======== Information shown ========

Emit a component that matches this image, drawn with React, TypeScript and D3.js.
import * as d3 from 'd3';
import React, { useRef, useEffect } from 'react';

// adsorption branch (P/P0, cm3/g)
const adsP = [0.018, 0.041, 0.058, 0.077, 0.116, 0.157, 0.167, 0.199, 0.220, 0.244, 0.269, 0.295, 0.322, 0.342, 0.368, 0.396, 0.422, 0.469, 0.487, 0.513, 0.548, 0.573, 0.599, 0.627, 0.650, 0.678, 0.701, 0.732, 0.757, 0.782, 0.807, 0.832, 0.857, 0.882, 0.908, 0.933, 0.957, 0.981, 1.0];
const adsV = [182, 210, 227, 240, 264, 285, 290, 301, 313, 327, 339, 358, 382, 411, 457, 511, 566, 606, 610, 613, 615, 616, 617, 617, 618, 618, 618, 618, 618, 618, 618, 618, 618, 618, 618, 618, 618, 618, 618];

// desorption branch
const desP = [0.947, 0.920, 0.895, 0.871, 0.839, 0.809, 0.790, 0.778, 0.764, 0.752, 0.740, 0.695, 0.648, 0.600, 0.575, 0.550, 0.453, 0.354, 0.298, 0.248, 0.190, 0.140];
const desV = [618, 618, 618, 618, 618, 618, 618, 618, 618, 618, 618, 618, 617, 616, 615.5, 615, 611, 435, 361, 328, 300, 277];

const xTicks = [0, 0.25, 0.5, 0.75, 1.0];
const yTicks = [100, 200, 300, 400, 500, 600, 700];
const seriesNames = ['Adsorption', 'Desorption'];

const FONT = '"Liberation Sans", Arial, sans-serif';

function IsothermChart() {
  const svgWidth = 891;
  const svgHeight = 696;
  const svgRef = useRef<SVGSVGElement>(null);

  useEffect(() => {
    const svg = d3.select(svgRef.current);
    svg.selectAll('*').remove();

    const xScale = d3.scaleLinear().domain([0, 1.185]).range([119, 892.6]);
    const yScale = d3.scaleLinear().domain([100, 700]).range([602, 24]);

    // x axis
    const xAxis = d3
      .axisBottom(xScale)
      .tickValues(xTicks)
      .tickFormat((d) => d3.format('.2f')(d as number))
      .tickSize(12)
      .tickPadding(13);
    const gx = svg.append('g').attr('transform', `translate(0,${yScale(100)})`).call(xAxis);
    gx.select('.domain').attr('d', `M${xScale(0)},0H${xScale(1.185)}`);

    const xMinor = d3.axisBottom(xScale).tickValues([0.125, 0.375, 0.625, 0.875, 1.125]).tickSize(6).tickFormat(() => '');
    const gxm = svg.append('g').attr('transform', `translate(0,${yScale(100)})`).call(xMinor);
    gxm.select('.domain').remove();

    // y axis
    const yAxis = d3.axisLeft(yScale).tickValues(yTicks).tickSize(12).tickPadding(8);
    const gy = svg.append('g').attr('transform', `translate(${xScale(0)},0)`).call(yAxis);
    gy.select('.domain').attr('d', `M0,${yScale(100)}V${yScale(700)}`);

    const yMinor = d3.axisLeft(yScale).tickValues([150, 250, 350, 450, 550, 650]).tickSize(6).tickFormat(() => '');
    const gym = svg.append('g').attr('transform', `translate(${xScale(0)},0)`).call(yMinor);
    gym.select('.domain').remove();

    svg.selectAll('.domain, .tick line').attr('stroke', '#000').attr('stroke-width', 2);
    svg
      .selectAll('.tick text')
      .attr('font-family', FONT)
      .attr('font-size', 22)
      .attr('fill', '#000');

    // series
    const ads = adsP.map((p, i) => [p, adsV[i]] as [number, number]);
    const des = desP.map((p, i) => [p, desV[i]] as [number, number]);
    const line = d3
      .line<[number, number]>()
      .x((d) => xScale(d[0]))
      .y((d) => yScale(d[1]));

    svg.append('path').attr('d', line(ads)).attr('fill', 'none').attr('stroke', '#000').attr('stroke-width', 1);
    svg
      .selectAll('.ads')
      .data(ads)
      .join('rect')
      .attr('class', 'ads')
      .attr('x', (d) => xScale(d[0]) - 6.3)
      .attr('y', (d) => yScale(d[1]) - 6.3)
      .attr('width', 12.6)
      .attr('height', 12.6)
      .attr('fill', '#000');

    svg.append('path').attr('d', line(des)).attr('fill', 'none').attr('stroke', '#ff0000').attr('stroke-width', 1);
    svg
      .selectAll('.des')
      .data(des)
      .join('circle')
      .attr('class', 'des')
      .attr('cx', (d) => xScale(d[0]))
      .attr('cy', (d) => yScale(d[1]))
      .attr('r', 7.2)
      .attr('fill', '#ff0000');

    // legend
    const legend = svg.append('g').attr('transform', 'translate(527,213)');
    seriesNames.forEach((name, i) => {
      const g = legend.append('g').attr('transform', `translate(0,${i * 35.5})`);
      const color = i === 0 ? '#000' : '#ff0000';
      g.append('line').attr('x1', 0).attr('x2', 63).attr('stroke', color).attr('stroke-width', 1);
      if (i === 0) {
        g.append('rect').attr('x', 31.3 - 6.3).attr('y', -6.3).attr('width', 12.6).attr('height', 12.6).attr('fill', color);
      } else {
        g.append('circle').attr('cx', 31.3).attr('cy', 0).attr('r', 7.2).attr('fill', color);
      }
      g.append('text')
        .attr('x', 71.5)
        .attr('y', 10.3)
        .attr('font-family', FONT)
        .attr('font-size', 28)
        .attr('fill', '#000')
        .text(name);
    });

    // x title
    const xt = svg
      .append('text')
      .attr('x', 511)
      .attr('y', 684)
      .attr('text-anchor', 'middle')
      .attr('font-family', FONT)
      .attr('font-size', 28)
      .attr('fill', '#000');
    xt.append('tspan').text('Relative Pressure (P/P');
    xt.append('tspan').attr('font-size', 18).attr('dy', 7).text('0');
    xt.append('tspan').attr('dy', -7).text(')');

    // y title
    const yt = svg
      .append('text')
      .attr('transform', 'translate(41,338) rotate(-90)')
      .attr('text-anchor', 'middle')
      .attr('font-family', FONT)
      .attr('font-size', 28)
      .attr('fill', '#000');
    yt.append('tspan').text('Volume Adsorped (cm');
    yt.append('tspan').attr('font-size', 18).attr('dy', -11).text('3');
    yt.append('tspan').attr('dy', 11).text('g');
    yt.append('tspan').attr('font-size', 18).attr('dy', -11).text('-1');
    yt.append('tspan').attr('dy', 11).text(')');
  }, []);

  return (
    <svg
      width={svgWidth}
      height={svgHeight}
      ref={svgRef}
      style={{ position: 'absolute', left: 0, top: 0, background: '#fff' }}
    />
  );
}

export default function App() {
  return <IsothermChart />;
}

========

◆ **Exercise instructions**
Quote every line of the data, word for word.

◆ **The completed task**
Emit a component that matches this image, drawn with React, TypeScript and D3.js.
import * as d3 from 'd3';
import React, { useRef, useEffect } from 'react';

// adsorption branch (P/P0, cm3/g)
const adsP = [0.018, 0.041, 0.058, 0.077, 0.116, 0.157, 0.167, 0.199, 0.220, 0.244, 0.269, 0.295, 0.322, 0.342, 0.368, 0.396, 0.422, 0.469, 0.487, 0.513, 0.548, 0.573, 0.599, 0.627, 0.650, 0.678, 0.701, 0.732, 0.757, 0.782, 0.807, 0.832, 0.857, 0.882, 0.908, 0.933, 0.957, 0.981, 1.0];
const adsV = [182, 210, 227, 240, 264, 285, 290, 301, 313, 327, 339, 358, 382, 411, 457, 511, 566, 606, 610, 613, 615, 616, 617, 617, 618, 618, 618, 618, 618, 618, 618, 618, 618, 618, 618, 618, 618, 618, 618];

// desorption branch
const desP = [0.947, 0.920, 0.895, 0.871, 0.839, 0.809, 0.790, 0.778, 0.764, 0.752, 0.740, 0.695, 0.648, 0.600, 0.575, 0.550, 0.453, 0.354, 0.298, 0.248, 0.190, 0.140];
const desV = [618, 618, 618, 618, 618, 618, 618, 618, 618, 618, 618, 618, 617, 616, 615.5, 615, 611, 435, 361, 328, 300, 277];

const xTicks = [0, 0.25, 0.5, 0.75, 1.0];
const yTicks = [100, 200, 300, 400, 500, 600, 700];
const seriesNames = ['Adsorption', 'Desorption'];

const FONT = '"Liberation Sans", Arial, sans-serif';

function IsothermChart() {
  const svgWidth = 891;
  const svgHeight = 696;
  const svgRef = useRef<SVGSVGElement>(null);

  useEffect(() => {
    const svg = d3.select(svgRef.current);
    svg.selectAll('*').remove();

    const xScale = d3.scaleLinear().domain([0, 1.185]).range([119, 892.6]);
    const yScale = d3.scaleLinear().domain([100, 700]).range([602, 24]);

    // x axis
    const xAxis = d3
      .axisBottom(xScale)
      .tickValues(xTicks)
      .tickFormat((d) => d3.format('.2f')(d as number))
      .tickSize(12)
      .tickPadding(13);
    const gx = svg.append('g').attr('transform', `translate(0,${yScale(100)})`).call(xAxis);
    gx.select('.domain').attr('d', `M${xScale(0)},0H${xScale(1.185)}`);

    const xMinor = d3.axisBottom(xScale).tickValues([0.125, 0.375, 0.625, 0.875, 1.125]).tickSize(6).tickFormat(() => '');
    const gxm = svg.append('g').attr('transform', `translate(0,${yScale(100)})`).call(xMinor);
    gxm.select('.domain').remove();

    // y axis
    const yAxis = d3.axisLeft(yScale).tickValues(yTicks).tickSize(12).tickPadding(8);
    const gy = svg.append('g').attr('transform', `translate(${xScale(0)},0)`).call(yAxis);
    gy.select('.domain').attr('d', `M0,${yScale(100)}V${yScale(700)}`);

    const yMinor = d3.axisLeft(yScale).tickValues([150, 250, 350, 450, 550, 650]).tickSize(6).tickFormat(() => '');
    const gym = svg.append('g').attr('transform', `translate(${xScale(0)},0)`).call(yMinor);
    gym.select('.domain').remove();

    svg.selectAll('.domain, .tick line').attr('stroke', '#000').attr('stroke-width', 2);
    svg
      .selectAll('.tick text')
      .attr('font-family', FONT)
      .attr('font-size', 22)
      .attr('fill', '#000');

    // series
    const ads = adsP.map((p, i) => [p, adsV[i]] as [number, number]);
    const des = desP.map((p, i) => [p, desV[i]] as [number, number]);
    const line = d3
      .line<[number, number]>()
      .x((d) => xScale(d[0]))
      .y((d) => yScale(d[1]));

    svg.append('path').attr('d', line(ads)).attr('fill', 'none').attr('stroke', '#000').attr('stroke-width', 1);
    svg
      .selectAll('.ads')
      .data(ads)
      .join('rect')
      .attr('class', 'ads')
      .attr('x', (d) => xScale(d[0]) - 6.3)
      .attr('y', (d) => yScale(d[1]) - 6.3)
      .attr('width', 12.6)
      .attr('height', 12.6)
      .attr('fill', '#000');

    svg.append('path').attr('d', line(des)).attr('fill', 'none').attr('stroke', '#ff0000').attr('stroke-width', 1);
    svg
      .selectAll('.des')
      .data(des)
      .join('circle')
      .attr('class', 'des')
      .attr('cx', (d) => xScale(d[0]))
      .attr('cy', (d) => yScale(d[1]))
      .attr('r', 7.2)
      .attr('fill', '#ff0000');

    // legend
    const legend = svg.append('g').attr('transform', 'translate(527,213)');
    seriesNames.forEach((name, i) => {
      const g = legend.append('g').attr('transform', `translate(0,${i * 35.5})`);
      const color = i === 0 ? '#000' : '#ff0000';
      g.append('line').attr('x1', 0).attr('x2', 63).attr('stroke', color).attr('stroke-width', 1);
      if (i === 0) {
        g.append('rect').attr('x', 31.3 - 6.3).attr('y', -6.3).attr('width', 12.6).attr('height', 12.6).attr('fill', color);
      } else {
        g.append('circle').attr('cx', 31.3).attr('cy', 0).attr('r', 7.2).attr('fill', color);
      }
      g.append('text')
        .attr('x', 71.5)
        .attr('y', 10.3)
        .attr('font-family', FONT)
        .attr('font-size', 28)
        .attr('fill', '#000')
        .text(name);
    });

    // x title
    const xt = svg
      .append('text')
      .attr('x', 511)
      .attr('y', 684)
      .attr('text-anchor', 'middle')
      .attr('font-family', FONT)
      .attr('font-size', 28)
      .attr('fill', '#000');
    xt.append('tspan').text('Relative Pressure (P/P');
    xt.append('tspan').attr('font-size', 18).attr('dy', 7).text('0');
    xt.append('tspan').attr('dy', -7).text(')');

    // y title
    const yt = svg
      .append('text')
      .attr('transform', 'translate(41,338) rotate(-90)')
      .attr('text-anchor', 'middle')
      .attr('font-family', FONT)
      .attr('font-size', 28)
      .attr('fill', '#000');
    yt.append('tspan').text('Volume Adsorped (cm');
    yt.append('tspan').attr('font-size', 18).attr('dy', -11).text('3');
    yt.append('tspan').attr('dy', 11).text('g');
    yt.append('tspan').attr('font-size', 18).attr('dy', -11).text('-1');
    yt.append('tspan').attr('dy', 11).text(')');
  }, []);

  return (
    <svg
      width={svgWidth}
      height={svgHeight}
      ref={svgRef}
      style={{ position: 'absolute', left: 0, top: 0, background: '#fff' }}
    />
  );
}

export default function App() {
  return <IsothermChart />;
}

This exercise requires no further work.